Amanda Woyke (VOY-keh), a serf whose face has the beauty of a potato, with an earthy sheen and happy glow. She is the seventh cook, on the Royal Prussian State Farm at Zuckau, and popularizes the potato in Prussia. She bears seven daughters, fathered (between the campaigns of Frederick the Great’s wars) by August Romeike, a Prussian soldier. After the Seven Years’ War, Romeike is placed in charge of the farm, to the disgust of Amanda, who thinks that his administration is inefficient and counterproductive. After her first three daughters die of starvation, Amanda becomes totally committed to the promotion of the potato. She corresponds with Benjamin Thompson, Count Rumford, and through him her West Prussian potato soup becomes the foundation stone of the soup kitchen.
Sophie Rotzoll (ROHT-zohl), the eighth cook, a thin, angular, and boyish revolutionary. She remains a virgin. Her only love, Friedrich Bartholdy, a stuttering Danzig schoolboy, is condemned to death for a Jacobin conspiracy during the time of the French Revolution. The death sentence is commuted to life imprisonment, but despite all the pleading and cooking of Sophie, he is not released for thirty-eight years. Enraged at the failure of the Napoleonic governor of Danzig, Rapp, to release her beloved and enraged also at his sexual advances, Sophie prepares a dinner spiced with poisonous mushrooms. Rapp, warned by the Flounder, abstains, but the dinner leads to the death of his guests. Rapp does not punish Sophie, however, and eventually she is able to spend her virginal old age with the released but spent Friedrich.
Lena Stubbe (SHTUHB-eh), a dedicated Socialist, author of an unpublished “Proletarian Cookbook,” and long-suffering wife successively to two physically strong but emotionally weak anchor makers. The first is killed in the Franco-Prussian War; the second, as a middle-aged volunteer, in World War I. Lena cooks a soup flavored with a noose and nail that cures suicidal depression. After the death of her second wife-beating husband, she cooks at a series of soup kitchens until, at the age of ninety-three, she is sent to the Stutthoff concentration camp for her political comments. She cooks in the concentration camp until she is beaten to death for attempting to prevent the Kapos from stealing the prisoners’ meager rations.
Sibylle Miehlau (MEE-low), called Billy, the author’s former fiancée, a gorgeous lawyer. After cooking a Father’s Day picnic meal in 1962 for her three confused feminist and lesbian friends, Siggie, Maxie, and Frankie, who long to be male and assimilate the stereotypically worst male characteristics, Billy is gang raped by seven black-jacketed cyclists and then crushed by their motorcycles.

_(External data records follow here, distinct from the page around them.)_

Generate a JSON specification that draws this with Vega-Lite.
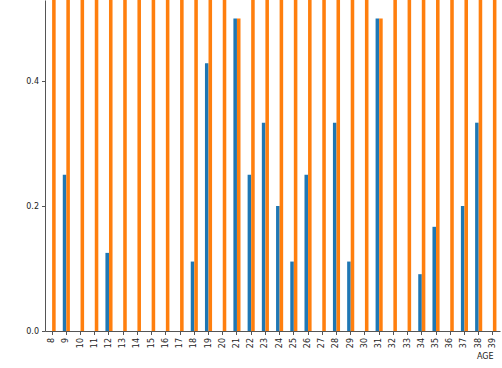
{
  "$schema": "https://vega.github.io/schema/vega-lite/v6.json",
  "autosize": "none",
  "width": 455,
  "height": 331,
  "padding": {"left": 45, "top": 0, "right": 2, "bottom": 37},
  "background": "white",
  "config": {
    "view": {"stroke": null},
    "axis": {"labelFont": "DejaVu Sans", "titleFont": "DejaVu Sans", "labelFontSize": 8, "titleFontSize": 8, "titleFontWeight": "normal", "domainColor": "#555", "tickColor": "#555", "labelColor": "#222", "titleColor": "#222", "grid": false, "tickSize": 3.5}
  },
  "data": {
    "values": [
      {"AGE": 8, "s": "0", "v": 0}, {"AGE": 8, "s": "1", "v": 1},
      {"AGE": 9, "s": "0", "v": 0.25}, {"AGE": 9, "s": "1", "v": 0.75},
      {"AGE": 10, "s": "0", "v": 0}, {"AGE": 10, "s": "1", "v": 1},
      {"AGE": 11, "s": "0", "v": 0}, {"AGE": 11, "s": "1", "v": 1},
      {"AGE": 12, "s": "0", "v": 0.125}, {"AGE": 12, "s": "1", "v": 0.875},
      {"AGE": 13, "s": "0", "v": 0}, {"AGE": 13, "s": "1", "v": 1},
      {"AGE": 14, "s": "0", "v": 0}, {"AGE": 14, "s": "1", "v": 1},
      {"AGE": 15, "s": "0", "v": 0}, {"AGE": 15, "s": "1", "v": 1},
      {"AGE": 16, "s": "0", "v": 0}, {"AGE": 16, "s": "1", "v": 1},
      {"AGE": 17, "s": "0", "v": 0}, {"AGE": 17, "s": "1", "v": 1},
      {"AGE": 18, "s": "0", "v": 0.1111}, {"AGE": 18, "s": "1", "v": 0.8889},
      {"AGE": 19, "s": "0", "v": 0.4286}, {"AGE": 19, "s": "1", "v": 0.5714},
      {"AGE": 20, "s": "0", "v": 0}, {"AGE": 20, "s": "1", "v": 1},
      {"AGE": 21, "s": "0", "v": 0.5}, {"AGE": 21, "s": "1", "v": 0.5},
      {"AGE": 22, "s": "0", "v": 0.25}, {"AGE": 22, "s": "1", "v": 0.75},
      {"AGE": 23, "s": "0", "v": 0.3333}, {"AGE": 23, "s": "1", "v": 0.6667},
      {"AGE": 24, "s": "0", "v": 0.2}, {"AGE": 24, "s": "1", "v": 0.8},
      {"AGE": 25, "s": "0", "v": 0.1111}, {"AGE": 25, "s": "1", "v": 0.8889},
      {"AGE": 26, "s": "0", "v": 0.25}, {"AGE": 26, "s": "1", "v": 0.75},
      {"AGE": 27, "s": "0", "v": 0}, {"AGE": 27, "s": "1", "v": 1},
      {"AGE": 28, "s": "0", "v": 0.3333}, {"AGE": 28, "s": "1", "v": 0.6667},
      {"AGE": 29, "s": "0", "v": 0.1111}, {"AGE": 29, "s": "1", "v": 0.8889},
      {"AGE": 30, "s": "0", "v": 0}, {"AGE": 30, "s": "1", "v": 1},
      {"AGE": 31, "s": "0", "v": 0.5}, {"AGE": 31, "s": "1", "v": 0.5},
      {"AGE": 32, "s": "0", "v": 0}, {"AGE": 32, "s": "1", "v": 1},
      {"AGE": 33, "s": "0", "v": 0}, {"AGE": 33, "s": "1", "v": 1},
      {"AGE": 34, "s": "0", "v": 0.0909}, {"AGE": 34, "s": "1", "v": 0.9091},
      {"AGE": 35, "s": "0", "v": 0.1667}, {"AGE": 35, "s": "1", "v": 0.8333},
      {"AGE": 36, "s": "0", "v": 0}, {"AGE": 36, "s": "1", "v": 1},
      {"AGE": 37, "s": "0", "v": 0.2}, {"AGE": 37, "s": "1", "v": 0.8},
      {"AGE": 38, "s": "0", "v": 0.3333}, {"AGE": 38, "s": "1", "v": 0.6667},
      {"AGE": 39, "s": "0", "v": 0}, {"AGE": 39, "s": "1", "v": 1}
    ]
  },
  "mark": {"type": "bar", "clip": true},
  "encoding": {
    "x": {
      "field": "AGE", "type": "ordinal",
      "scale": {"paddingInner": 0.5, "paddingOuter": 0.25},
      "axis": {"title": "AGE", "labelAngle": -90, "titleX": 448, "titleY": 27, "titleAlign": "right", "titleBaseline": "alphabetic", "labelPadding": 3}
    },
    "xOffset": {"field": "s", "type": "nominal", "scale": {"paddingInner": 0, "paddingOuter": 0}},
    "y": {
      "field": "v", "type": "quantitative",
      "scale": {"domain": [0, 0.5296], "nice": false, "zero": true},
      "axis": {"title": null, "values": [0, 0.2, 0.4], "format": ".1f", "labelPadding": 3}
    },
    "color": {
      "field": "s", "type": "nominal",
      "scale": {"domain": ["0", "1"], "range": ["#1f77b4", "#ff7f0e"]},
      "legend": null
    }
  }
}
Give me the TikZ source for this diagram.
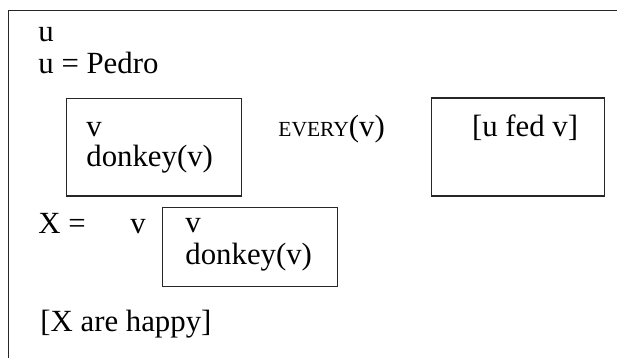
\documentclass[tikz,border=0pt]{standalone}
\usepackage{fontspec}
\setmainfont{Liberation Serif}
\begin{document}
\begin{tikzpicture}[x=0.5pt,y=-0.5pt,
  txt/.style={anchor=base west,inner sep=0pt,font=\fontsize{15.4}{18}\selectfont},
  drsbox/.style={draw=black!85,line width=0.6pt,inner sep=0pt}]
\useasboundingbox (0,0) rectangle (617,358);
\clip (0,0) rectangle (617,358);
% outer box (runs past the right and bottom edges)
\node[drsbox,minimum width=350pt,minimum height=200pt,anchor=north west] (outer) at (8,10) {};
% universe and conditions of the main box
\node[txt] (u1) at (38,41.7) {u};
\node[txt] (u2) at (38,74) {u = Pedro};
% conditional: antecedent box, quantifier, consequent box
\node[drsbox,minimum width=87.5pt,minimum height=48.85pt] (ante) at (154.2,147.2) {};
\node[txt] (av) at (86,136.7) {v};
\node[txt] (ad) at (86,167) {donkey(v)};
\node[txt] (every) at (278,136.7) {{\fontsize{10.75}{12}\selectfont EVERY}(v)};
\node[drsbox,minimum width=86.3pt,minimum height=49pt] (cons) at (518,147) {};
\node[txt] (fed) at (471.7,137) {[u fed v]};
% summation
\node[txt] (X) at (38,234) {X =};
\node[txt] (sv) at (130,234) {v};
\node[drsbox,minimum width=87.7pt,minimum height=39.7pt] (sum) at (250,247) {};
\node[txt] (sv2) at (185,233) {v};
\node[txt] (sd) at (185,265) {donkey(v)};
\node[txt] (happy) at (40,331.7) {[X are happy]};
\end{tikzpicture}
\end{document}
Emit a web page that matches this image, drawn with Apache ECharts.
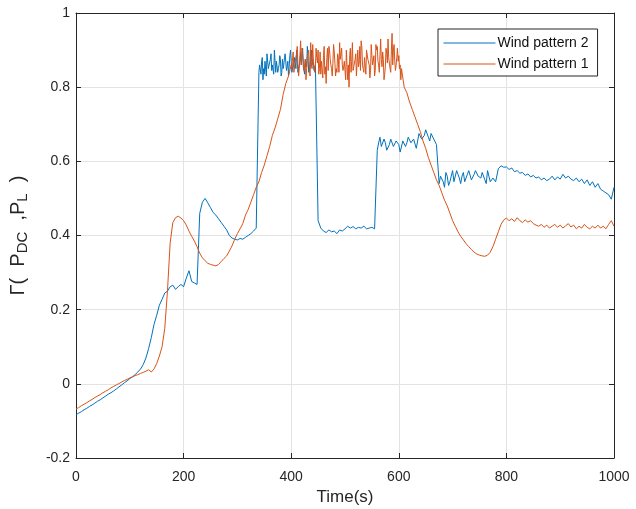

Maria Kucorra (KEW-kohr-ah), a beautiful, curly headed blonde distant cousin of the narrator who works at the canteen of the Lenin Shipyard in Gdansk. Her fiancé, Jan Ludkowski, an employee of the shipyard’s publicity department, a trade unionist, and a member of the Communist Party, is shot in December, 1970, by the police of the Polish Workers’ Republic as he attempts to address striking workers in front of the shipyard. After his death, Maria bears twins, whom she names Mestwina and Damroka. At the end of the novel, after using the narrator for a very impersonal act of intercourse, she wades into the Baltic Sea and summons the Flounder, who counsels her.